When you live in alignment with your purpose, that's what happens. I've been winging it the whole way, just throwing it to the wall to see what sticks. I had one idea in my head about being a crafter and doing small business branding, but then a seed was planted by a woman I met at a networking event who asked if I'd ever thought about teaching arts therapy, and that changed everything. I believe in what I'm doing and I believe in helping the world. Even though I'm an introvert by nature and have to put on that extroverted personality for my business, I do it because I believe in what I'm doing. It's scary every single time because I have to not only sell my brand, but I have to sell myself, and when you're passionate about something and speaking about it, there's a bit of nerves there because you're always trying to get people to understand what you're seeing. But I keep going because I'm living in alignment with my purpose.
02What’s the best career advice you’ve ever received?
The best career advice I ever received was not advice at all. It was a question. A woman I met at a networking event simply asked me if I had ever thought about what I was actually capable of beyond what I was already doing. That one question redirected everything. Sometimes the best guidance does not tell you where to go. It just makes you honest about where you have not gone yet.

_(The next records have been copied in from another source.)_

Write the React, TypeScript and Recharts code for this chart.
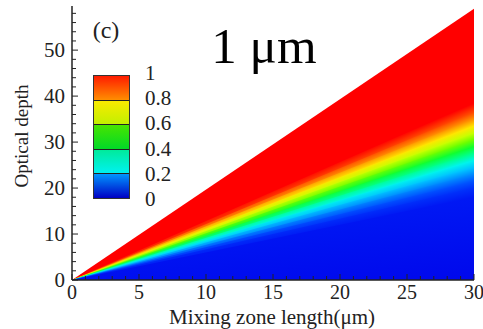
import React from 'react'
import { AreaChart, Area, XAxis, YAxis } from 'recharts'

// mixing zone length range (µm)
const lengths = [0, 30]
// optical depth of each colour boundary at the 30 µm edge, from the top down
const edgeDepths = [59, 38.5, 36.5, 35, 33.5, 32, 30.5, 29, 27.5, 26, 24.5, 23, 21.5, 20, 18]
// colour on each of those boundaries, last one is the colour along the x axis
const edgeColors = [
  '#ff0000', '#ff0000', '#ff4a00', '#ff9400', '#ffe600', '#c8ff00', '#6cff00', '#10ff30',
  '#00ff90', '#00f4ec', '#00c4ff', '#0088ff', '#0052ff', '#0030fa', '#0018f4', '#0008ec',
]
const xLabels = [0, 5, 10, 15, 20, 25, 30]
const yLabels = [0, 10, 20, 30, 40, 50]
const barLabels = ['1', '0.8', '0.6', '0.4', '0.2', '0']

const xTicks = Array.from({ length: 31 }, (_, i) => i)
const yTicks = Array.from({ length: 30 }, (_, i) => i * 2)

const font = "'Liberation Serif', Tinos, 'DejaVu Serif', Times, serif"
const ink = '#222'
const txt = { fontFamily: font }

// every boundary meets the others at the origin
const rows = lengths.map((len) => {
  const row: Record<string, number> = { len }
  edgeDepths.forEach((d, i) => {
    row['e' + i] = len === 0 ? 0 : d
  })
  return row
})

// gradient across one wedge, in bounding box units, running
// perpendicular to the wedge's middle line
function wedgeGradient(i: number) {
  const upper = edgeDepths[i]
  const lower = edgeDepths[i + 1] ?? 0
  const t1 = (upper - lower) / upper
  const tm = t1 / 2
  const nx = 1 - tm
  const ny = 1
  const nn = nx * nx + ny * ny
  return (
    <linearGradient key={i} id={'band' + i} x1={1} y1={0} x2={1 + (nx * t1) / nn} y2={(ny * t1) / nn}>
      <stop offset="0%" stopColor={edgeColors[i]} />
      <stop offset="100%" stopColor={edgeColors[i + 1]} />
    </linearGradient>
  )
}

function XTick(props: any) {
  const { x, y, payload } = props
  const major = xLabels.includes(payload.value)
  return (
    <g>
      <line x1={x} x2={x} y1={y} y2={y - (major ? 6 : 4)} stroke={ink} strokeWidth={1} />
      {major && (
        <text x={x} y={y + 19} textAnchor="middle" style={txt} fontSize={20} fill={ink}>
          {payload.value}
        </text>
      )}
    </g>
  )
}

function YTick(props: any) {
  const { x, y, payload } = props
  const major = yLabels.includes(payload.value)
  return (
    <g>
      <line x1={x} x2={x + (major ? 6 : 4)} y1={y} y2={y} stroke={ink} strokeWidth={1} />
      {major && (
        <text x={x - 7} y={y + 7} textAnchor="end" style={txt} fontSize={21} fill={ink}>
          {payload.value}
        </text>
      )}
    </g>
  )
}

export default function App() {
  return (
    <div style={{ position: 'fixed', left: 0, top: 0, width: 483, height: 329, background: '#fff' }}>
      <AreaChart width={483} height={329} data={rows} margin={{ top: 6, right: 9, left: 12, bottom: 19 }}>
        <defs>{edgeDepths.map((_, i) => wedgeGradient(i))}</defs>
        {edgeDepths.map((_, i) => (
          <Area
            key={i}
            dataKey={'e' + i}
            type="linear"
            stroke="none"
            fill={'url(#band' + i + ')'}
            fillOpacity={1}
            baseValue={0}
            isAnimationActive={false}
          />
        ))}
        <XAxis
          dataKey="len"
          type="number"
          domain={[0, 30]}
          ticks={xTicks}
          interval={0}
          tick={<XTick />}
          tickLine={false}
          tickSize={0}
          tickMargin={0}
          height={30}
          axisLine={{ stroke: ink, strokeWidth: 1.5 }}
        />
        <XAxis xAxisId="top" orientation="top" dataKey="len" type="number" domain={[0, 30]} height={0} tick={false} tickLine={false} axisLine={{ stroke: '#555', strokeWidth: 1.5 }} />
        <YAxis
          type="number"
          domain={[0, 59.6]}
          ticks={yTicks}
          interval={0}
          tick={<YTick />}
          tickLine={false}
          tickSize={0}
          tickMargin={0}
          width={60}
          axisLine={{ stroke: ink, strokeWidth: 1.5 }}
        />
        <YAxis yAxisId="right" orientation="right" type="number" domain={[0, 59.6]} width={0} tick={false} tickLine={false} axisLine={{ stroke: '#555', strokeWidth: 1.5 }} />
      </AreaChart>

      {/* colour bar */}
      <div
        style={{
          position: 'absolute',
          left: 93,
          top: 75,
          width: 35,
          height: 122,
          border: '1px solid #333',
          background:
            'linear-gradient(to bottom, #ff1c00 0%, #ff9000 20%, #fbea00 20%, #c0f000 40%, #48e400 40%, #00da28 60%, #00ea98 60%, #00f2f2 80%, #0098ff 80%, #0000c4 100%)',
        }}
      >
        {[1, 2, 3, 4].map((k) => (
          <div key={k} style={{ position: 'absolute', left: 0, right: 0, top: (122 * k) / 5 - 0.5, height: 1, background: '#222' }} />
        ))}
      </div>

      <svg width={483} height={329} style={{ position: 'absolute', left: 0, top: 0, pointerEvents: 'none' }}>
        {barLabels.map((t, i) => (
          <text key={t} x={145} y={80 + i * 25.2} style={txt} fontSize={21} fill={ink}>
            {t}
          </text>
        ))}
        <text x={106} y={38} textAnchor="middle" style={txt} fontSize={24} fill={ink}>
          (c)
        </text>
        <text x={264} y={63} textAnchor="middle" style={txt} fontSize={51} fill="#000">
          1 μm
        </text>
        <text x={272} y={324} textAnchor="middle" style={txt} fontSize={21} fill={ink}>
          Mixing zone length(μm)
        </text>
        <text transform="translate(28,136) rotate(-90)" textAnchor="middle" style={txt} fontSize={19} fill={ink}>
          Optical depth
        </text>
      </svg>
    </div>
  )
}
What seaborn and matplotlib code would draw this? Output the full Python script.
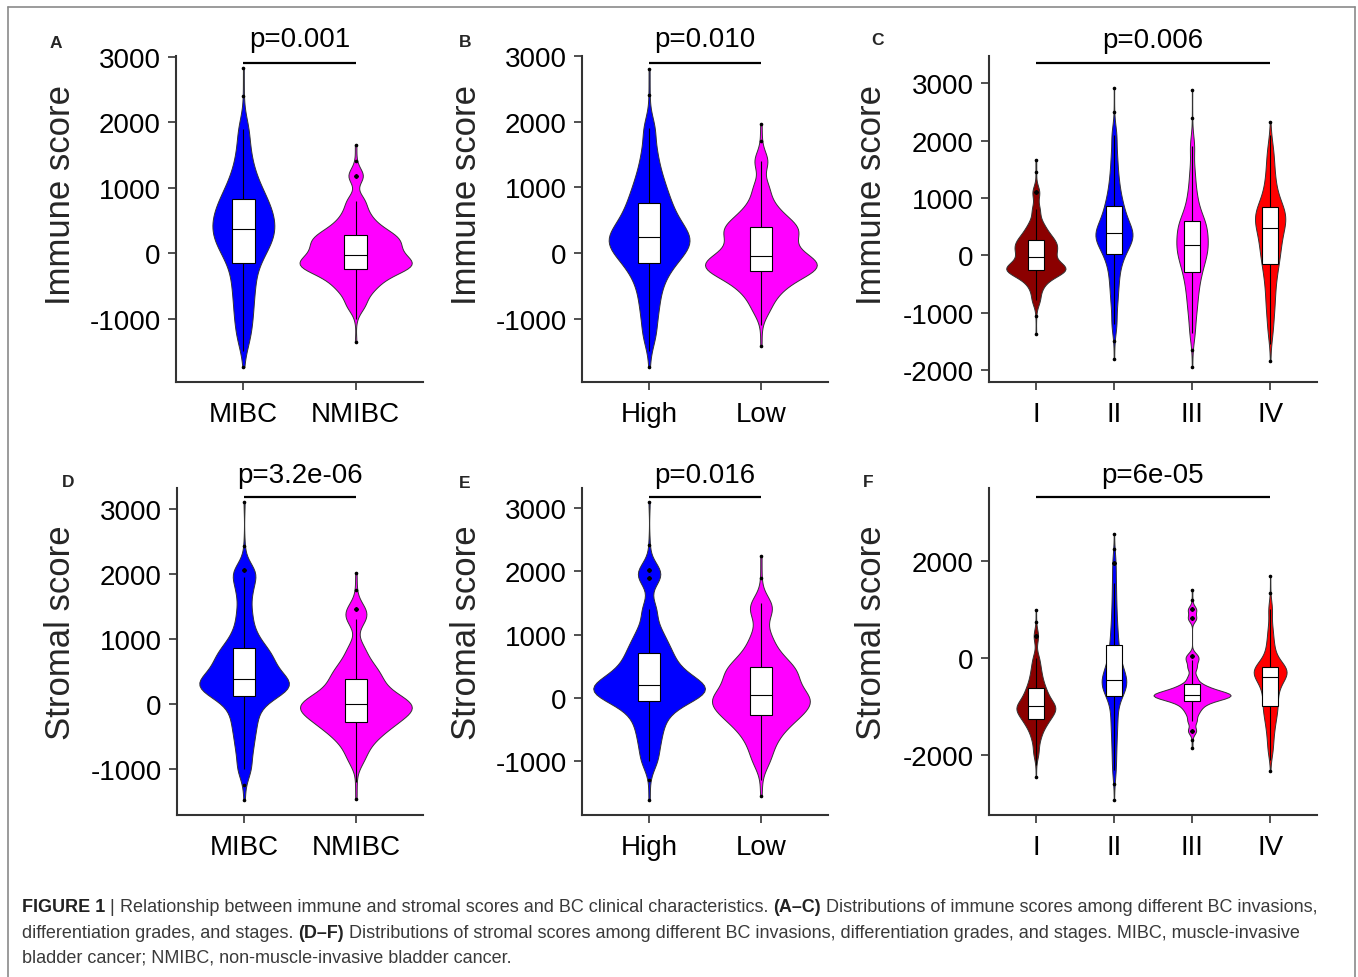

03What advice would you give to young women entering your industry?
The number one advice I would give any woman starting their own business is, once you figure out exactly what it is that you want to do, be honest with yourself about what it takes to be an entrepreneur. Do you really just want to do that hobby or that thing, or are you ready to have to be a CEO, a manager, and a technician until you're ready to hire on and you get people that see behind your vision? It's so much more to it than just starting a business, and you have to be emotionally ready for that rollercoaster. For any woman that is looking to become an entrepreneur, I would tell them to research and think really hard about what being an entrepreneur is before they do that, because everybody has great ideas, but not everybody can hold on through the ups and downs of entrepreneurship.
04What are the biggest challenges or opportunities in your field right now?
The biggest challenge and the biggest opportunity are the same thing, people still do not fully understand what creative wellness is. The market has watered it down into aesthetics and activities and the real work, the science behind what happens in the body when you create, the spirit behind why it matters, the art as the actual methodology, gets lost in the noise. That is the challenge. The opportunity is that nobody has built the container I have built. There is no one doing this the way Creative Safe Spaces does this, rooted in art, science, and spirit simultaneously, meeting people where they are, and creating experiences that shift them without them even realizing it is happening. The gap in the market is exactly where I am standing.
05What values are most important to you in your work and personal life?
As a Black woman, as a neurodivergent woman, as a mom, as someone that grew up at the time where the term was bisexual and I almost got jumped in high school, I understand the need for safe spaces, and currently with the way this administration tore apart DEI, it's needed even more now. It's true to my heart. I'm trying to show the community what it looks like to support our first responders, not just having them support us, basically showing human kindness, because that was something that was absolutely lost during COVID. The world just needs to be a little bit more kind, genuinely. What Creative Safe Spaces is really about is being the container for people to authentically be themselves so that they can make the connections they need with the people that are gonna support them. I'm not just trying to get people to see each other at networking meetings, but to actually build relationships. I want people to understand how vital creativity is to your life and your wellness, and I make the container for that safe space where they can release without even realizing it.